Keep every line where the word "script" appears; drop the rest.

[Records from a data source]
## start

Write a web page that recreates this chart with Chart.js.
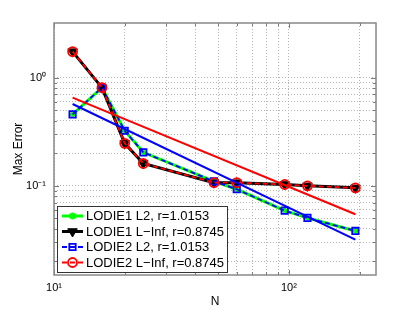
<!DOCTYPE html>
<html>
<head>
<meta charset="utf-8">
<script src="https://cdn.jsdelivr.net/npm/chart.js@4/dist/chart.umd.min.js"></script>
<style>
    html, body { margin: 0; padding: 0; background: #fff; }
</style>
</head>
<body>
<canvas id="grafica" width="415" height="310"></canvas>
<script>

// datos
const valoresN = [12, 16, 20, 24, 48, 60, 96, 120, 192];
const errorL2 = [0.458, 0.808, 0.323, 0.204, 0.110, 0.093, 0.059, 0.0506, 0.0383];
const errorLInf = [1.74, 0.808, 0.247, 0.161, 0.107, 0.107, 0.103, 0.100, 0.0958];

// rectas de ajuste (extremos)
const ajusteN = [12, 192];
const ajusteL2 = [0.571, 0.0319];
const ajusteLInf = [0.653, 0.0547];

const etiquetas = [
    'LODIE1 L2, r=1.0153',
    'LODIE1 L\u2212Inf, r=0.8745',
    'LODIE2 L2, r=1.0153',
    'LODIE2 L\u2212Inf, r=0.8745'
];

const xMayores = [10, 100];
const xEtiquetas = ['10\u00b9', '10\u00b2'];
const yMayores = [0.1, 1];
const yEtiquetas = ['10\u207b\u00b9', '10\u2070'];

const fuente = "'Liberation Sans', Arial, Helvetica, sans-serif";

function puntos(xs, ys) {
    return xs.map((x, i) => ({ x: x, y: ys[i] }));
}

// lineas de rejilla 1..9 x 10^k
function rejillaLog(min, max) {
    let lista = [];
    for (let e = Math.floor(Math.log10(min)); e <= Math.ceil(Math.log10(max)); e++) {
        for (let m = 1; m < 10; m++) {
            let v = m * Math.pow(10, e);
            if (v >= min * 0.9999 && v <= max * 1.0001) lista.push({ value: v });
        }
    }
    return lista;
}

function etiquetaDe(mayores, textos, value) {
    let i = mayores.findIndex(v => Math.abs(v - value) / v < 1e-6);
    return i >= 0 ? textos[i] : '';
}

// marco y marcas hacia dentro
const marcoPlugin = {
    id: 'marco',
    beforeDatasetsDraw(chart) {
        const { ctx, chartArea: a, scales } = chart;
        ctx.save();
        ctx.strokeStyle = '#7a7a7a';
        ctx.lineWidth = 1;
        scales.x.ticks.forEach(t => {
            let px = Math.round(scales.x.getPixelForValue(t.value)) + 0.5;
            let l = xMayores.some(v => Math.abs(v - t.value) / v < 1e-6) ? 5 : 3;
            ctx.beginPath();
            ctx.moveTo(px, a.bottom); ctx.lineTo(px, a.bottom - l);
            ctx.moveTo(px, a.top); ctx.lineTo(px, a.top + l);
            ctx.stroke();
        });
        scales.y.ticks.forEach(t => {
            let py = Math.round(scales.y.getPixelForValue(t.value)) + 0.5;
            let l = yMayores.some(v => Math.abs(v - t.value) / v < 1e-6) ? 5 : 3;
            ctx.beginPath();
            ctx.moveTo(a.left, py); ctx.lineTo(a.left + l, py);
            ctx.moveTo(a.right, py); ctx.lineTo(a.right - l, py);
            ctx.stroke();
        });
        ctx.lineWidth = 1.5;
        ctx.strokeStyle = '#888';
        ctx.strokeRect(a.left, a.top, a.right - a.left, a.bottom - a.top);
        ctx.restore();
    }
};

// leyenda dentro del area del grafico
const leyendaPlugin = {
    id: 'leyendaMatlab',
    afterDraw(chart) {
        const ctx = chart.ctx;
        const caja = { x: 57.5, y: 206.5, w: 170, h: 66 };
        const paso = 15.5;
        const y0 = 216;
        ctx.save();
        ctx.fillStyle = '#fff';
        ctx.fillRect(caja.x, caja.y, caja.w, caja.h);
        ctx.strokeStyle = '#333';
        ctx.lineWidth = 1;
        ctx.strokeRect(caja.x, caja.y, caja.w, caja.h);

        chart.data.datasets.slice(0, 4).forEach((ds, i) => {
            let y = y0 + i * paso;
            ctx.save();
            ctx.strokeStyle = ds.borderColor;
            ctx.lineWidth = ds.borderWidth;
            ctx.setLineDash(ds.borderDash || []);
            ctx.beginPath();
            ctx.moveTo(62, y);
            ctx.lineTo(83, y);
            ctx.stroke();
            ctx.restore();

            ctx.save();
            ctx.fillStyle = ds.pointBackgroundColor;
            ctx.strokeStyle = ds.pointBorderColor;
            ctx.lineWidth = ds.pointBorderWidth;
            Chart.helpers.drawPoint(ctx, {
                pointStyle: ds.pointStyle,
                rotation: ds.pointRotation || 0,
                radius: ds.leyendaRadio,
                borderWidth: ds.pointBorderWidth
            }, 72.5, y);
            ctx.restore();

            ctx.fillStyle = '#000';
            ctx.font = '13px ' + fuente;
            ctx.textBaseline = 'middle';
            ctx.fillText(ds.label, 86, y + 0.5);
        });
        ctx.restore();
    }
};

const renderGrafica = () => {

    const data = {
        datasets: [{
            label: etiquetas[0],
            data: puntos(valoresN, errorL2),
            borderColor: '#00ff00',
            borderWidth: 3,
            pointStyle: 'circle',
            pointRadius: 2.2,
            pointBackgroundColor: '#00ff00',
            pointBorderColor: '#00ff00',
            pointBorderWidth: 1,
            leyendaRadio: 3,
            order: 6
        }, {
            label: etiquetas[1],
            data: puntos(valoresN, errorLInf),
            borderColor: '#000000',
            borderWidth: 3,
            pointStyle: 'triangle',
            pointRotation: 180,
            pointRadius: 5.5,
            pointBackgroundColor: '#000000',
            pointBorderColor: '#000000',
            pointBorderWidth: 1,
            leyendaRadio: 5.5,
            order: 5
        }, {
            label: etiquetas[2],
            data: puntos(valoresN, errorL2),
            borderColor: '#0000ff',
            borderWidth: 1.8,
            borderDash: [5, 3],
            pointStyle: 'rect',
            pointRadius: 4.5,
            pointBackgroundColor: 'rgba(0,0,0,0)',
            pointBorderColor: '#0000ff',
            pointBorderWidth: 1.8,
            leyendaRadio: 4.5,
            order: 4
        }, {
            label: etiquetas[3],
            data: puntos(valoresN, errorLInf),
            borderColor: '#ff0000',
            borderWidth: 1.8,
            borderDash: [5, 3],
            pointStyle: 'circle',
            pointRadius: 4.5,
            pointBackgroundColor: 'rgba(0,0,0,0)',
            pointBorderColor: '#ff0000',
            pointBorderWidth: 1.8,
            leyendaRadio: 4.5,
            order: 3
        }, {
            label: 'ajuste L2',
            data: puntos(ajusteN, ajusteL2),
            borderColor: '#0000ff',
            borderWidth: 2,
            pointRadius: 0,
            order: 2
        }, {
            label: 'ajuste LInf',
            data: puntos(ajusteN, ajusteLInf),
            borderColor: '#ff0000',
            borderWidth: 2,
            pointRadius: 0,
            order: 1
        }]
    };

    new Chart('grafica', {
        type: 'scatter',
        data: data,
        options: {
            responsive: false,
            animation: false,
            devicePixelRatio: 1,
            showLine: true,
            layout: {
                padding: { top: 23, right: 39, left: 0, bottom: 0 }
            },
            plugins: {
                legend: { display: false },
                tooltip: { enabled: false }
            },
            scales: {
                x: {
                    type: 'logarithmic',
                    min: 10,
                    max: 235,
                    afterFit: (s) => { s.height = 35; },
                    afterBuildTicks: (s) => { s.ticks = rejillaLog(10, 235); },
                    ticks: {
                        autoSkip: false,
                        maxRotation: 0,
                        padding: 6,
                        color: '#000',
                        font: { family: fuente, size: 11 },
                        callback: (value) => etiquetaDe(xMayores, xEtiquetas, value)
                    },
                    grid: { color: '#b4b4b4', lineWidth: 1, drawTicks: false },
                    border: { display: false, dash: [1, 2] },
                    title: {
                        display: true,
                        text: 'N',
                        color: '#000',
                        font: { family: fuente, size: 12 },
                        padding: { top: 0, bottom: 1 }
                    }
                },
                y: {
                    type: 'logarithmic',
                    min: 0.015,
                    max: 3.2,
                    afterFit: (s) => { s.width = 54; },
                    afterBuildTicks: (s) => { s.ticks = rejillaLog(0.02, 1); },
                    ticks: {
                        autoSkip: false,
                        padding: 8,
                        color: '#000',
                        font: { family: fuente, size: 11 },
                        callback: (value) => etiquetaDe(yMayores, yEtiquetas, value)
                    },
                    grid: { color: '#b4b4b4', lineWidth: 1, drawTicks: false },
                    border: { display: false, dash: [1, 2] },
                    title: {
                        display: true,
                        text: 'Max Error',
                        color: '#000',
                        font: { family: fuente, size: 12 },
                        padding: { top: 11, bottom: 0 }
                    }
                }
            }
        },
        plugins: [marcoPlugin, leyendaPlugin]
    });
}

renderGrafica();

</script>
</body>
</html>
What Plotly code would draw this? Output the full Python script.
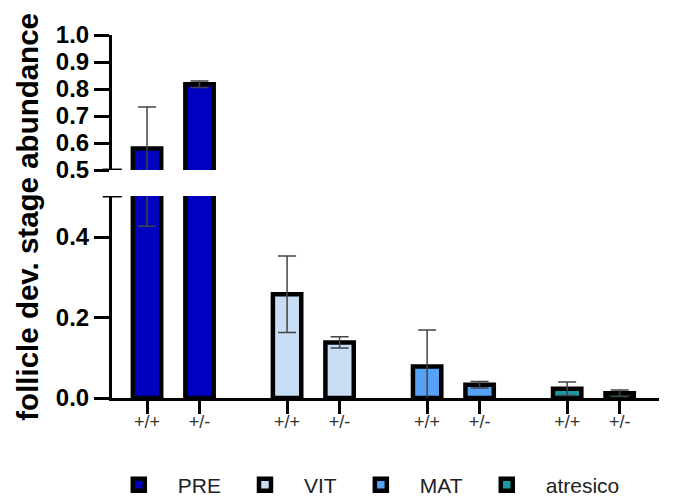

## end

Solution to this problem =>
<script src="https://cdn.jsdelivr.net/npm/chart.js@4/dist/chart.umd.min.js"></script>
<script>
</script>
What Plotly code would draw this? Output the full Python script.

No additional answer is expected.